Unique First had never seen Gone With the Wind or read the novel, but she could relate to the expression. She had always been able to disappear without a trace, and as a child had discovered that if she rearranged her molecules while trespassing or breaking into her neighbors' homes, she would become invisible. She followed the cobblestone of Shockhoe Slip and slipped inside Tobacco Company, an upscale restaurant and bar in a renovated old tobacco warehouse not far from the river. Unique sat near the piano and ordered a beer and began to smoke as she relived last night.

Acting as a decoy for the highway pirates was getting boring, if she were to be honest about it. The road dogs she had begun to associate with months ago were small-minded and stoned most of the time. Their leader, in particular, was frying his brain with booze and pot and was so out of it that Unique no longer bothered having sex with him. She tapped an ash and signaled the waitress to bring another beer as she felt the stare of a woman sitting alone at the bar.

"You from out of town?" the woman asked, and her strong energy and hot eyes registered clearly on Unique's sexual radar.

"In and out," Unique evasively replied with her sweet smile.

"Oh." The woman got up and marveled over this pretty woman's unique way of expressing herself. "Mind if I join you?" She set her beer down on Unique's table and pulled out a chair. "My name's T.T., which is really funny now that this Trooper Truth stuff is all over the place. You won't believe it, but people who know me and even strangers all of a sudden got this crazy notion that my initials T.T. stand for Trooper Truth, and just because I wrote for my high school newspaper, I'm supposedly Trooper Truth but don't want anybody to know!"

Unique held T.T.'s gaze and sipped beer.

"Well, I'm not," T.T. went on. "But I wish like hell I was because that's the new mystery in this town: Who is

Trooper Truth? What's the truth about Trooper Truth? Like he's Robin Hood or something. You got any guesses? And you sure have amazing hair. You must brush it all the time."

"I don't know," Unique replied as T.T. bounced her foot and fidgeted nervously like a schoolboy with a crush. "My car's broke down. Maybe you could give me a ride home?"

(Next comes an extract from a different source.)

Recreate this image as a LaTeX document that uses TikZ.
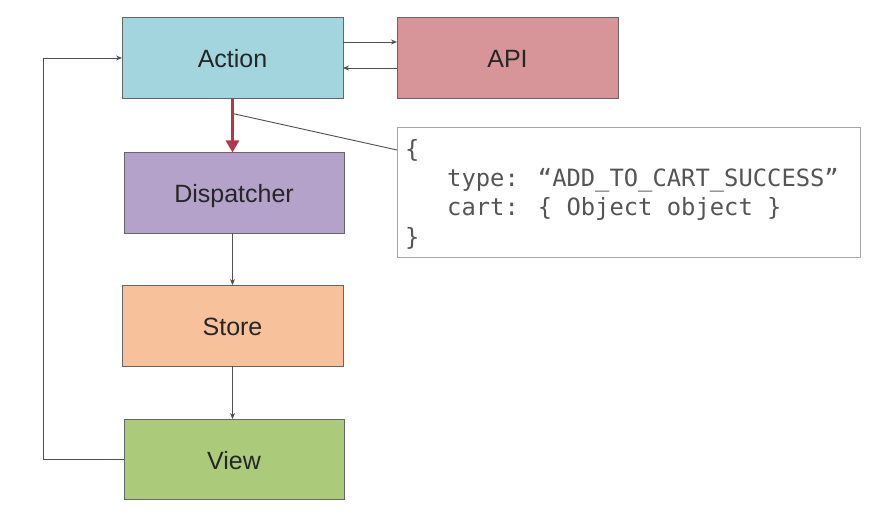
\documentclass[tikz,border=0pt]{standalone}
\usepackage{fontspec}
\setmainfont{Liberation Sans}
\newfontfamily\codefont{DejaVu Sans Mono}
\usetikzlibrary{arrows.meta,calc}
\definecolor{cAction}{HTML}{A3D5DF}
\definecolor{cApi}{HTML}{D79499}
\definecolor{cDisp}{HTML}{B4A2CB}
\definecolor{cStore}{HTML}{F6C19B}
\definecolor{cView}{HTML}{ABCB7A}
\definecolor{cRed}{HTML}{B5364A}
\definecolor{cLine}{HTML}{505050}
\definecolor{cBorder}{HTML}{666666}
\definecolor{cCode}{HTML}{555555}
\tikzset{
  flowbox/.style={draw=cBorder, line width=0.9pt, minimum width=221pt, minimum height=81pt,
    inner sep=0pt, outer sep=0pt, text height=20pt, text depth=0pt,
    font=\fontsize{25}{30}\selectfont, text=black!85},
  arr/.style={draw=cLine, line width=0.9pt, -{Stealth[length=6pt,width=5pt]}},
  redarr/.style={draw=cRed, line width=2.6pt, -{Triangle[length=12pt,width=13pt]}},
  thinline/.style={draw=cLine, line width=0.9pt},
  codeline/.style={anchor=base west, inner sep=0pt, text=cCode, font=\codefont\fontsize{23.8}{29}\selectfont},
}
\begin{document}
\begin{tikzpicture}[x=1pt,y=-1pt]
\useasboundingbox[fill=white] (0,0) rectangle (878,513);
\node[flowbox, fill=cAction] (action) at (232.5,58) {Action};
\node[flowbox, fill=cApi] (api) at (507.5,58) {API};
\node[flowbox, fill=cDisp, minimum width=220pt] (disp) at (234,193) {Dispatcher};
\node[flowbox, fill=cStore] (store) at (232.5,325.5) {Store};
\node[flowbox, fill=cView, minimum width=220pt, minimum height=80pt] (view) at (234,459) {View};
\node[draw=black!35, line width=0.9pt, minimum width=463pt, minimum height=130pt, inner sep=0pt, outer sep=0pt] (code) at (628.5,192) {};
\node[codeline] (c1) at (405,158) {\{};
\node[codeline] (c2) at (447,187) {type: “ADD\_TO\_CART\_SUCCESS”};
\node[codeline] (c3) at (447,216) {cart: \{ Object object \}};
\node[codeline] (c4) at (405,245) {\}};
% connectors
\draw[arr] ([yshift=16pt]action.east) -- ([yshift=16pt]api.west);
\draw[arr] ([yshift=-10pt]api.west) -- ([yshift=-10pt]action.east);
\coordinate (cp) at ($(action.south)+(0,15)$);
\draw[thinline] (cp) -- ([yshift=-23pt]code.north west);
\draw[redarr] (action.south) -- (action.south |- disp.north);
\draw[arr] (disp.south -| store.north) -- (store.north);
\draw[arr] (store.south) -- (store.south |- view.north);
\coordinate (fb) at (43,459);
\draw[arr] (view.west) -- (fb) |- (action.west);
\end{tikzpicture}
\end{document}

"Sure!" T.T. said. "Hey, no problem. Man, you got such a quiet voice. Sorry about your car. Man, that's such a bitch when your car fucks up, you know?"

T.T. continued to rattle on as she smacked a ten-dollar bill on the bar and put on her leather biker's jacket. She usually wasn't this successful when she tried to pick up women, but it was about damn time her luck changed. T.T. worked for the state and had to wear dresses and other feminine attire in the office, where no one knew the truth about her private life. So the only opportunity she had for assuaging her loneliness was to dress the part and hang out in bars at night and on weekends. This was expensive and largely unproductive, and her hands were shaking with excitement as she let Unique into her old Honda.

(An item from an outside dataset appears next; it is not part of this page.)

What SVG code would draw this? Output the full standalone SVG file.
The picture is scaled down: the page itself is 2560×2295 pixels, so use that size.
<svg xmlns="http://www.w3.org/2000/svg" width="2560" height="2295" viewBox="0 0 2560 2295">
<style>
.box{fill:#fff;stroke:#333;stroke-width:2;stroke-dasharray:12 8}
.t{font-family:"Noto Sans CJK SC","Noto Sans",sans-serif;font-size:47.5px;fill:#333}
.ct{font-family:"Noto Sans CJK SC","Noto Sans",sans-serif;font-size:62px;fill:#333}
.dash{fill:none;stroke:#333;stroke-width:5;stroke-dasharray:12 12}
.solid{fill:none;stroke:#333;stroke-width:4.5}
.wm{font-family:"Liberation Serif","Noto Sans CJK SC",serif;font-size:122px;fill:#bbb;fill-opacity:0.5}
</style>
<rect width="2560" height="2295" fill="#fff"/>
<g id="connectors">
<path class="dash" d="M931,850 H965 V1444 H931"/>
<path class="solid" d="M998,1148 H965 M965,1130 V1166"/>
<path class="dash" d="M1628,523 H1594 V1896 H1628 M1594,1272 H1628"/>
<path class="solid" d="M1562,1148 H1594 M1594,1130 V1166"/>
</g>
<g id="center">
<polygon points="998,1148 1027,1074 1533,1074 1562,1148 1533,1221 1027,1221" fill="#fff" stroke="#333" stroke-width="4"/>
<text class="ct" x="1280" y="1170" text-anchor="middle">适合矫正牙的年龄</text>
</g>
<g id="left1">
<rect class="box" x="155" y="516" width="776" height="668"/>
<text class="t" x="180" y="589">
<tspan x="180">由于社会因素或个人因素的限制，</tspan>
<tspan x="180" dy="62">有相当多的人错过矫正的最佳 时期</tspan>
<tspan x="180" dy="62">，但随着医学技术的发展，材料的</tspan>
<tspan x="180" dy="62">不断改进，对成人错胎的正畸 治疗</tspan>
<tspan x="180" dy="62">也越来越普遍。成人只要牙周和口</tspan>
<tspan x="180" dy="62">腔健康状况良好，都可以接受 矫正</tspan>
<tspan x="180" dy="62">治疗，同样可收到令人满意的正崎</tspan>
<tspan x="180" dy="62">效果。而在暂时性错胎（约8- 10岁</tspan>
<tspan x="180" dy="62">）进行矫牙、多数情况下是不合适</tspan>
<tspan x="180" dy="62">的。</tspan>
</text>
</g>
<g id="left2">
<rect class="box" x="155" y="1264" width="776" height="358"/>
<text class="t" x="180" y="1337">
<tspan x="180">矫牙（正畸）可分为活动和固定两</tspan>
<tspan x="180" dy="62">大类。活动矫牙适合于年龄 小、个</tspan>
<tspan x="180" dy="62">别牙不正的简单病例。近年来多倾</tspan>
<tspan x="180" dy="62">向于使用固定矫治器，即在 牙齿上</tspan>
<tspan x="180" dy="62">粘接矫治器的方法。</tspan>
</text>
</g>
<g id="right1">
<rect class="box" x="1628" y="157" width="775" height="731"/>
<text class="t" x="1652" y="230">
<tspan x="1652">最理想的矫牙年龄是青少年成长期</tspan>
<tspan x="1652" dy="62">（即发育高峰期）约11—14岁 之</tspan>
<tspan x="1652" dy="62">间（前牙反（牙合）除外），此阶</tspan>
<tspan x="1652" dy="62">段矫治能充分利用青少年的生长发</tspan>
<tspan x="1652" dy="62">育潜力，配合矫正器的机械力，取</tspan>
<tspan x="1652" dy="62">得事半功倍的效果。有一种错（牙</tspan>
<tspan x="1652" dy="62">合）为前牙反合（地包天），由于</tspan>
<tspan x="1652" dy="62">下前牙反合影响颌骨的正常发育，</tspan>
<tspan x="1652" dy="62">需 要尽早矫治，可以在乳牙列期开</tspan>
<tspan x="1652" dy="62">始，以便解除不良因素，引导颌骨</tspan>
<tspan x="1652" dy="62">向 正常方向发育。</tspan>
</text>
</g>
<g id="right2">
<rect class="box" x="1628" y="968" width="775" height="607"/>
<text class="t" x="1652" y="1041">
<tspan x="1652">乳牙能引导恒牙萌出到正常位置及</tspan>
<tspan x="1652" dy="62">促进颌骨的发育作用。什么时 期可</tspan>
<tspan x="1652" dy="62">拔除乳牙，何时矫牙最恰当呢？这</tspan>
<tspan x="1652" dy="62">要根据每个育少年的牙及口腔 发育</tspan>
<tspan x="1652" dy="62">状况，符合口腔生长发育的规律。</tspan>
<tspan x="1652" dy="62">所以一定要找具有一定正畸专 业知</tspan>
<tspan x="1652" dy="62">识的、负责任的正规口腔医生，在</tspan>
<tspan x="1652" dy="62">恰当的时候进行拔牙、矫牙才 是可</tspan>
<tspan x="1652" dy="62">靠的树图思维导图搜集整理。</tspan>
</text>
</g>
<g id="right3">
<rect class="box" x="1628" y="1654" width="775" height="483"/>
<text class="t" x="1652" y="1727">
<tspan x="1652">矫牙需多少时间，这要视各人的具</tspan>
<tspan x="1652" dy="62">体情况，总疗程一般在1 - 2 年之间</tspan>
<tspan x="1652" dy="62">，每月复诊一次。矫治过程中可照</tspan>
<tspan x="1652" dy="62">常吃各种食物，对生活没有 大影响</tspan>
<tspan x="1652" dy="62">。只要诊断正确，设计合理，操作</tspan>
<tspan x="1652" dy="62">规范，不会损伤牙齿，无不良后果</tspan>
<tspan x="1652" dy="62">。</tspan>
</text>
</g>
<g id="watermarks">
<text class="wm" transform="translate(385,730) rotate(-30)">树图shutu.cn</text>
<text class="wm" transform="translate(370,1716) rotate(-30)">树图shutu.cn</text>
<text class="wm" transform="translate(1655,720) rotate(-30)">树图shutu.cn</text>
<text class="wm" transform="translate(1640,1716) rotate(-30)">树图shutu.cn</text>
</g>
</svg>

"Which way?" T.T. asked as she pulled out onto Gary Street.

"Let's go down to the dock, you know, off Canal. I love looking at the river. We'll walk on Belle Island," Unique replied in her tiny, hushed voice as her Purpose, as she thought of it, throbbed inside her and a slow burn of ancient rage began to consume her brain.

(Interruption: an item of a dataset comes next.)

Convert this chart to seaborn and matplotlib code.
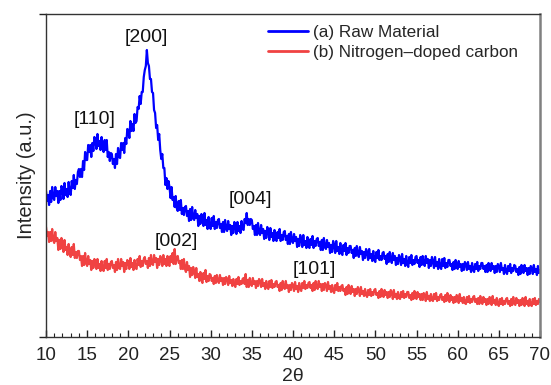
import pandas as pd
import matplotlib
matplotlib.use("Agg")
import matplotlib.pyplot as plt
from matplotlib.ticker import MultipleLocator
import seaborn as sns

# 2-theta grid: 10 to 70 degrees in 0.125 degree steps (one row per degree below)
two_theta = [10 + 0.125 * i for i in range(481)]

# (a) Raw material intensity (a.u.)
raw_material = [
    146, 136, 142, 132, 146, 135, 150, 139,
    137, 150, 141, 146, 134, 146, 137, 151,
    148, 138, 154, 142, 148, 140, 155, 144,
    142, 156, 149, 162, 148, 157, 153, 165,
    168, 160, 168, 160, 176, 167, 185, 177,
    177, 192, 185, 192, 180, 194, 186, 200,
    197, 188, 203, 191, 196, 187, 200, 189,
    185, 197, 187, 197, 180, 185, 176, 184,
    183, 173, 178, 169, 183, 173, 189, 180,
    179, 194, 187, 194, 184, 199, 193, 208,
    207, 199, 216, 206, 213, 206, 223, 214,
    216, 230, 228, 241, 233, 245, 245, 260,
    267, 271, 287, 274, 271, 258, 258, 245,
    244, 227, 224, 209, 212, 197, 203, 187,
    178, 183, 169, 169, 152, 159, 148, 156,
    150, 139, 150, 137, 140, 130, 141, 129,
    126, 136, 127, 137, 123, 129, 122, 130,
    131, 121, 126, 116, 128, 117, 130, 119,
    117, 127, 119, 123, 111, 121, 113, 123,
    120, 111, 124, 112, 117, 108, 120, 110,
    108, 119, 111, 121, 108, 115, 109, 117,
    118, 109, 113, 105, 115, 105, 117, 108,
    106, 116, 108, 112, 102, 111, 104, 115,
    111, 103, 115, 106, 111, 104, 116, 108,
    107, 118, 114, 124, 112, 118, 112, 118,
    117, 108, 111, 102, 112, 102, 114, 104,
    102, 112, 104, 108, 98, 106, 99, 110,
    106, 97, 109, 100, 104, 96, 107, 98,
    96, 105, 99, 108, 96, 102, 97, 105,
    106, 97, 101, 93, 103, 93, 105, 96,
    94, 103, 96, 100, 90, 98, 91, 102,
    98, 90, 102, 92, 96, 89, 100, 91,
    89, 98, 92, 101, 89, 96, 91, 98,
    99, 91, 95, 87, 97, 87, 99, 90,
    88, 97, 90, 94, 84, 92, 85, 96,
    92, 84, 96, 86, 90, 83, 94, 84,
    82, 92, 86, 94, 82, 89, 84, 91,
    91, 84, 87, 79, 89, 81, 91, 83,
    80, 90, 83, 86, 77, 85, 79, 88,
    85, 77, 88, 79, 83, 76, 86, 77,
    75, 85, 79, 87, 77, 81, 77, 84,
    85, 78, 81, 73, 83, 75, 85, 78,
    74, 84, 77, 81, 72, 79, 73, 82,
    79, 72, 83, 74, 78, 71, 81, 73,
    70, 80, 74, 82, 72, 77, 73, 80,
    81, 74, 77, 70, 80, 72, 81, 74,
    71, 81, 74, 78, 69, 77, 71, 80,
    76, 69, 80, 71, 75, 68, 78, 70,
    68, 78, 71, 79, 69, 74, 70, 77,
    77, 71, 73, 67, 75, 68, 77, 71,
    68, 76, 70, 73, 66, 73, 67, 75,
    73, 67, 75, 68, 71, 65, 74, 67,
    65, 73, 68, 75, 66, 71, 68, 74,
    74, 68, 71, 65, 72, 65, 74, 68,
    66, 74, 68, 71, 64, 71, 65, 73,
    71, 65, 74, 67, 69, 63, 72, 65,
    63, 71, 66, 73, 64, 69, 66, 72,
    71, 65, 68, 62, 70, 63, 72, 66,
    64, 72, 66, 69, 62, 69, 63, 71,
    69, 63, 72, 65, 68, 62, 71, 64,
    67,
]

# (b) Nitrogen-doped carbon intensity (a.u.)
n_doped_carbon = [
    110, 101, 105, 95, 105, 96, 108, 97,
    94, 105, 96, 99, 87, 97, 88, 99,
    95, 85, 97, 87, 90, 82, 93, 84,
    80, 90, 82, 93, 79, 85, 79, 86,
    86, 77, 81, 71, 81, 72, 84, 74,
    71, 81, 73, 77, 67, 76, 69, 78,
    75, 68, 78, 69, 73, 66, 76, 68,
    66, 76, 69, 78, 67, 73, 68, 75,
    76, 69, 72, 65, 75, 67, 78, 69,
    68, 78, 71, 75, 65, 74, 68, 77,
    75, 68, 79, 70, 74, 67, 77, 69,
    68, 78, 72, 81, 70, 76, 71, 78,
    80, 73, 76, 69, 79, 71, 82, 73,
    72, 82, 75, 79, 69, 78, 72, 81,
    78, 71, 82, 73, 78, 71, 81, 73,
    71, 81, 75, 84, 73, 88, 73, 80,
    81, 74, 76, 68, 77, 68, 78, 68,
    65, 75, 67, 71, 60, 69, 62, 70,
    66, 59, 69, 60, 63, 56, 65, 57,
    54, 64, 58, 67, 55, 61, 56, 63,
    62, 56, 59, 53, 61, 54, 62, 56,
    54, 62, 56, 59, 52, 59, 53, 60,
    58, 52, 61, 54, 57, 51, 58, 52,
    50, 58, 53, 60, 52, 56, 53, 58,
    59, 53, 63, 50, 57, 50, 59, 53,
    51, 59, 53, 56, 49, 56, 51, 58,
    56, 50, 58, 51, 54, 48, 56, 50,
    48, 56, 50, 57, 49, 53, 50, 55,
    56, 50, 52, 46, 54, 47, 56, 50,
    48, 56, 49, 52, 45, 52, 47, 54,
    52, 46, 55, 48, 51, 45, 54, 48,
    46, 54, 49, 56, 48, 52, 49, 54,
    55, 49, 52, 46, 54, 47, 56, 50,
    48, 56, 50, 53, 46, 53, 47, 54,
    52, 46, 55, 48, 51, 45, 52, 46,
    44, 52, 47, 54, 46, 50, 46, 51,
    52, 46, 48, 42, 50, 43, 52, 46,
    43, 51, 45, 48, 41, 48, 43, 50,
    47, 41, 50, 43, 46, 41, 48, 42,
    40, 47, 42, 48, 41, 45, 42, 47,
    48, 42, 44, 39, 46, 40, 48, 42,
    40, 47, 42, 45, 39, 45, 40, 47,
    44, 38, 47, 40, 43, 38, 45, 39,
    38, 45, 40, 46, 39, 43, 40, 45,
    45, 39, 42, 37, 44, 38, 46, 40,
    38, 45, 40, 43, 37, 43, 37, 44,
    42, 36, 45, 38, 41, 36, 43, 37,
    36, 43, 38, 44, 36, 40, 37, 42,
    43, 37, 40, 35, 42, 36, 44, 38,
    35, 42, 37, 40, 34, 40, 35, 42,
    40, 34, 43, 36, 39, 34, 40, 34,
    33, 40, 35, 41, 34, 38, 35, 40,
    41, 35, 38, 33, 39, 33, 41, 35,
    33, 40, 35, 38, 32, 38, 33, 40,
    38, 32, 41, 34, 37, 32, 39, 33,
    31, 38, 33, 39, 32, 36, 33, 38,
    39, 33, 36, 31, 38, 32, 40, 34,
    32, 39, 34, 37, 31, 37, 32, 39,
    37, 31, 40, 33, 36, 31, 38, 32,
    31, 38, 33, 39, 32, 36, 33, 38,
    35,
]

series_labels = ["(a) Raw Material", "(b) Nitrogen\u2013doped carbon"]
peak_labels = ["[110]", "[200]", "[004]", "[002]", "[101]"]
peak_x = [15.9, 22.2, 34.8, 25.8, 42.6]
peak_y = [217, 299, 137, 96, 68]

x_ticks = list(range(10, 71, 5))

df = pd.DataFrame({
    "two_theta": two_theta * 2,
    "intensity": raw_material + n_doped_carbon,
    "sample": [series_labels[0]] * len(raw_material) + [series_labels[1]] * len(n_doped_carbon),
})

sns.set_style("ticks")
plt.rcParams["font.family"] = ["Liberation Sans", "DejaVu Sans"]

fig = plt.figure(figsize=(5.51, 3.85), dpi=100)
ax = fig.add_axes([46 / 551, 1 - 337 / 385, 494 / 551, 323 / 385])

sns.lineplot(
    data=df, x="two_theta", y="intensity", hue="sample",
    palette=["#0000FF", "#F04242"], estimator=None, sort=False,
    linewidth=1.6, ax=ax,
)

for text, px, py in zip(peak_labels, peak_x, peak_y):
    ax.text(px, py, text, ha="center", va="center", fontsize=14, color="#111111")

ax.set_xlim(10, 70)
ax.set_ylim(0, 323)
ax.set_xticks(x_ticks)
ax.xaxis.set_minor_locator(MultipleLocator(1))
ax.tick_params(axis="x", which="major", direction="in", length=5, width=1,
               labelsize=13.5, pad=7.5, colors="#222222")
ax.tick_params(axis="x", which="minor", direction="in", length=3, width=0.8,
               colors="#222222")
ax.set_yticks([0, 323])
ax.set_yticklabels([])
ax.tick_params(axis="y", which="major", direction="out", length=5, width=1,
               colors="#222222")

for side in ["left", "top", "bottom"]:
    ax.spines[side].set_color("#333333")
    ax.spines[side].set_linewidth(1.0)
ax.spines["right"].set_color("#808080")
ax.spines["right"].set_linewidth(1.8)

ax.set_xlabel("2\u03b8", fontsize=14, labelpad=2.5)
ax.set_ylabel("Intensity (a.u.)", fontsize=14.5, labelpad=-1)

leg = ax.legend(loc="upper left", bbox_to_anchor=(0.449, 0.966), frameon=False,
                fontsize=12.3, handlelength=2.35, handletextpad=0.3,
                labelspacing=0.28, borderpad=0, borderaxespad=0)
for line in leg.get_lines():
    line.set_linewidth(2)

fig.savefig("out.png", dpi=100)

Minutes later, she and T.T. got out of the Honda and stood along the water, the chilled September air blowing

Unique's hair like black fire. There wasn't another person around and it vaguely penetrated Unique's spell that T.T. was incredibly stupid to wander off with a perfect stranger, and how dare she just assume that Unique was of her persuasion and would be interested. How incredibly stupid the other ones had been, too. Unique took T.T.'s hand and they walked over a footbridge that led to Belle Island, where Union soldiers had been imprisoned during the Civil War. The island was densely wooded and cut with bike paths and trails. Unique pulled T.T. behind a tree and began to kiss and fondle her into a frenzy. "I want you to have a unique experience," Unique whispered as she dug her tongue in T.T.'s mouth and slipped a box cutter out of a pocket.